Die Brudingos am connecten.
"Hast AvH schonmal live gesehen?"
Leider nein! Kannst mich aber gern einladen, egal wo du hin möchtest (weiß nicht wo du wohnst), Vorurteile überwinden/abbauen.
Naja, wenn du ewig auf der Musik für 17 bis 21 jährige hängen bleibst, wirst du unsere Begeisterung für wirklich spannende und außergewöhnliche Künstler wohl nie begreifen.
Musst Du aber auch nicht. Musikalische Scheuklappen haben noch nie jemandem körperlich geschadet. Aber man verpasst soviel. Besonders Weiterentwicklung.
Ging an Craze. Sollte klar sein.
Finde es ganz unironisch supernice, dass ihr endlich zu eurer Freundschaft steht!
Um mal Robin Williams aus "König der Fischer" zu zitieren: Du bist ein kranker Kacker!
Eigentlich ist doch Craze nur neidisch. Erdhöhle - Klapprad vone Lehmwand runter nehm - + u. - an den Dynamo - Akku laden - 3 Stunden später seinen gebrauchten Laptop (irgendeine Spendenaktion im Schwabenlande für Erdhöhlenbewohner) anschmeißen und Erwachsene volllabern u.a. bei Laut. lol, rofl Smili
Ernsthaft Para, wer auf Hausswolff nicht anspringt, der hat mit Populärmusik nichts am Hut. Was die für Töne aus der Orgel raus holt, hab ich so noch nicht gehört. Die ist seit drei Alben "der letzte geile Scheiß" bei mir und immer wieder in Rotation auf dem Streamingteller.
Das ganze Werk in 7 Tagen, wtf ich bin unwürdig! Und wenn das mit dem "live" wieder los geht, schätze ab Mitte 2021, werde ich mit Sicherheit die mir antun, steht ganz oben in meiner Liste.
....what a trip...!
https://www.youtube.com/watch?v=liVnl2gIdhs
emma ruth rundle & thou- ancestral recall
muss ich mir AvH ungefähr so vorstellen?
Nein. Das klingt eher wie Chelsea Wolfe.
Das neue Album musst Du Dir eher so vorstellen:
https://www.youtube.com/watch?v=F4POF9AQKQ…
"muss ich mir AvH ungefähr so vorstellen?"
wie wäre es wenn du es dir einfach anhörst?

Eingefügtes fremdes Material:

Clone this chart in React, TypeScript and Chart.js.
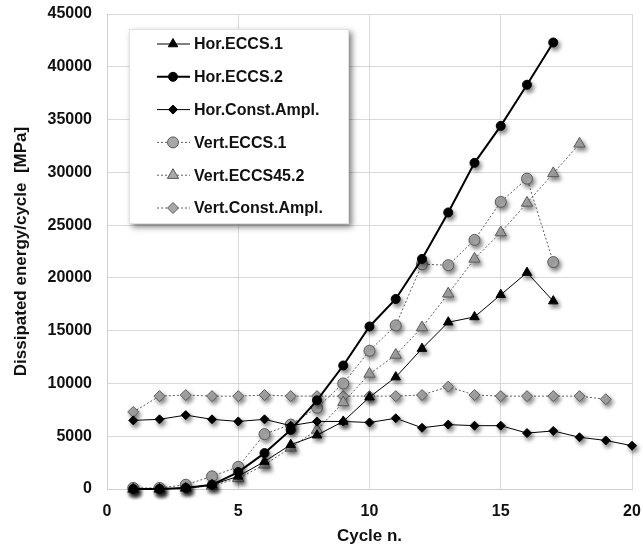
import { useEffect, useRef } from 'react';
import { Chart, registerables } from 'chart.js';
import { drawPoint } from 'chart.js/helpers';

Chart.register(...registerables);

const cycles = [1, 2, 3, 4, 5, 6, 7, 8, 9, 10, 11, 12, 13, 14, 15, 16, 17, 18, 19, 20];

const horECCS1 = [0, 0, 100, 400, 1200, 2600, 4200, 5100, 6400, 8700, 10600, 13300, 15800, 16300, 18400, 20500, 17800];
const horECCS2 = [0, 0, 100, 400, 1600, 3400, 5600, 8400, 11700, 15400, 18000, 21800, 26200, 30900, 34400, 38300, 42300];
const horConst = [6500, 6600, 7000, 6600, 6400, 6600, 6000, 6400, 6400, 6300, 6700, 5800, 6100, 6000, 6000, 5300, 5500, 4900, 4600, 4100];
const vertECCS1 = [100, 100, 400, 1200, 2100, 5200, 6100, 7700, 10000, 13100, 15500, 21300, 21200, 23600, 27200, 29400, 21500];
const vertECCS452 = [0, 0, 100, 300, 1000, 2300, 3900, 5600, 8200, 10900, 12700, 15300, 18500, 21800, 24300, 27100, 29900, 32700];
const vertConst = [7300, 8800, 8900, 8800, 8800, 8900, 8800, 8800, 8800, 8800, 8800, 8900, 9700, 8900, 8800, 8800, 8800, 8800, 8500];

const seriesLabels = ['Hor.ECCS.1', 'Hor.ECCS.2', 'Hor.Const.Ampl.', 'Vert.ECCS.1', 'Vert.ECCS45.2', 'Vert.Const.Ampl.'];

const xTitle = 'Cycle n.';
const yTitle = 'Dissipated energy/cycle  [MPa]';

const FONT = "'Liberation Sans', Arial, sans-serif";
const TEXT = '#111111';
const GRAY_FILL = '#a8a8a8';
const GRAY_EDGE = '#5a5a5a';

const toPoints = (vals: number[]) => vals.map((v, i) => ({ x: cycles[i], y: v }));

const shadowPlugin = {
  id: 'markerShadow',
  beforeDatasetDraw(chart: any, args: any) {
    (args.meta.data || []).forEach((el: any) => {
      if (el.__shadowed) return;
      const orig = el.draw.bind(el);
      el.draw = (ctx: CanvasRenderingContext2D, area: any) => {
        ctx.save();
        ctx.shadowColor = 'rgba(0,0,0,0.5)';
        ctx.shadowBlur = 4;
        ctx.shadowOffsetX = 2;
        ctx.shadowOffsetY = 3;
        orig(ctx, area);
        ctx.restore();
      };
      el.__shadowed = true;
    });
  },
};

const legendPlugin = {
  id: 'insideLegend',
  afterDraw(chart: any) {
    const ctx: CanvasRenderingContext2D = chart.ctx;
    const area = chart.chartArea;
    const x0 = area.left + 22;
    const y0 = area.top + 15;
    const w = 220;
    const h = 195;
    ctx.save();
    ctx.shadowColor = 'rgba(0,0,0,0.5)';
    ctx.shadowBlur = 6;
    ctx.shadowOffsetX = 3;
    ctx.shadowOffsetY = 3;
    ctx.fillStyle = '#ffffff';
    ctx.fillRect(x0, y0, w, h);
    ctx.restore();
    ctx.save();
    ctx.strokeStyle = '#e2e2e2';
    ctx.lineWidth = 1;
    ctx.strokeRect(x0 + 0.5, y0 + 0.5, w - 1, h - 1);
    ctx.restore();

    chart.data.datasets.forEach((ds: any, i: number) => {
      const cy = y0 + 15 + i * 32.8;
      const lx1 = x0 + 28;
      const lx2 = x0 + 61;
      const mx = x0 + 44;
      ctx.save();
      ctx.strokeStyle = ds.borderColor;
      ctx.lineWidth = ds.borderWidth;
      ctx.setLineDash(ds.borderDash || []);
      ctx.beginPath();
      ctx.moveTo(lx1, cy);
      ctx.lineTo(lx2, cy);
      ctx.stroke();
      ctx.setLineDash([]);
      ctx.fillStyle = ds.pointBackgroundColor;
      ctx.strokeStyle = ds.pointBorderColor;
      ctx.lineWidth = ds.pointBorderWidth;
      drawPoint(ctx, { pointStyle: ds.pointStyle, radius: ds.pointRadius, rotation: 0, borderWidth: ds.pointBorderWidth } as any, mx, cy);
      ctx.fillStyle = TEXT;
      ctx.font = `bold 16px ${FONT}`;
      ctx.textBaseline = 'middle';
      ctx.textAlign = 'left';
      ctx.fillText(ds.label, x0 + 65, cy + 1);
      ctx.restore();
    });
  },
};

export default function App() {
  const ref = useRef<HTMLCanvasElement | null>(null);

  useEffect(() => {
    document.body.style.margin = '0';
    if (!ref.current) return;
    const black = (label: string, vals: number[], style: string, r: number, lw: number) => ({
      label,
      data: toPoints(vals),
      borderColor: '#000000',
      borderWidth: lw,
      pointStyle: style,
      pointRadius: r,
      pointBackgroundColor: '#000000',
      pointBorderColor: '#000000',
      pointBorderWidth: 1,
      tension: 0,
      clip: false as any,
    });
    const gray = (label: string, vals: number[], style: string, r: number) => ({
      label,
      data: toPoints(vals),
      borderColor: '#5f5f5f',
      borderWidth: 1,
      borderDash: [2, 2],
      pointStyle: style,
      pointRadius: r,
      pointBackgroundColor: GRAY_FILL,
      pointBorderColor: GRAY_EDGE,
      pointBorderWidth: 1,
      tension: 0,
      clip: false as any,
    });

    const chart = new Chart(ref.current, {
      type: 'line',
      data: {
        datasets: [
          black(seriesLabels[0], horECCS1, 'triangle', 5.5, 1),
          black(seriesLabels[1], horECCS2, 'circle', 4.5, 2),
          black(seriesLabels[2], horConst, 'rectRot', 4.5, 1),
          gray(seriesLabels[3], vertECCS1, 'circle', 5.5),
          gray(seriesLabels[4], vertECCS452, 'triangle', 6.5),
          gray(seriesLabels[5], vertConst, 'rectRot', 5.5),
        ] as any,
      },
      options: {
        animation: false,
        responsive: false,
        maintainAspectRatio: false,
        layout: { autoPadding: false, padding: { top: 14, right: 11, left: 0, bottom: 0 } },
        plugins: {
          legend: { display: false },
          tooltip: { enabled: false },
        },
        scales: {
          x: {
            type: 'linear',
            min: 0,
            max: 20,
            ticks: {
              stepSize: 5,
              padding: 13,
              color: TEXT,
              font: { family: FONT, size: 16, weight: 'bold' },
            },
            grid: { color: '#d9d9d9', drawTicks: false },
            border: { color: '#cfcfcf' },
            title: {
              display: true,
              text: xTitle,
              color: TEXT,
              font: { family: FONT, size: 17, weight: 'bold' },
              padding: { top: 0, bottom: 5 },
            },
            afterFit(scale: any) {
              scale.height = 63;
              scale.paddingLeft = 0;
              scale.paddingRight = 0;
            },
          },
          y: {
            type: 'linear',
            min: 0,
            max: 45000,
            ticks: {
              stepSize: 5000,
              padding: 15,
              color: TEXT,
              font: { family: FONT, size: 16, weight: 'bold' },
              callback: (v: any) => String(v),
            },
            grid: { color: '#d9d9d9', drawTicks: false },
            border: { color: '#cfcfcf' },
            title: {
              display: true,
              text: yTitle,
              color: TEXT,
              font: { family: FONT, size: 17, weight: 'bold' },
              padding: { top: 11, bottom: 0 },
            },
            afterFit(scale: any) {
              scale.width = 107;
              scale.paddingTop = 0;
              scale.paddingBottom = 0;
            },
          },
        },
      } as any,
      plugins: [shadowPlugin, legendPlugin],
    });
    return () => chart.destroy();
  }, []);

  return <canvas ref={ref} width={643} height={552} style={{ display: 'block' }} />;
}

Dieser Kommentar wurde entfernt.
ok. AvH und chelsea wolfe sind nicht ein und die selbe uschi. wieder was gelernt
@schwingi
näh. ich habe dieses crippled black phoenix gehört. wenn ich weiter über meinen schatten springe, werde ich noch tolerant und (welt)offen
das wäre gefährlich!
Gib Dir mal. Da ist nicht besonders viel Chelsea Wolfe drin.
https://www.youtube.com/watch?v=q2vCXAcppi…
Die größtenteils düsterpoppigen Tracks von "Ceremony" wären auch ein guter Einstieg.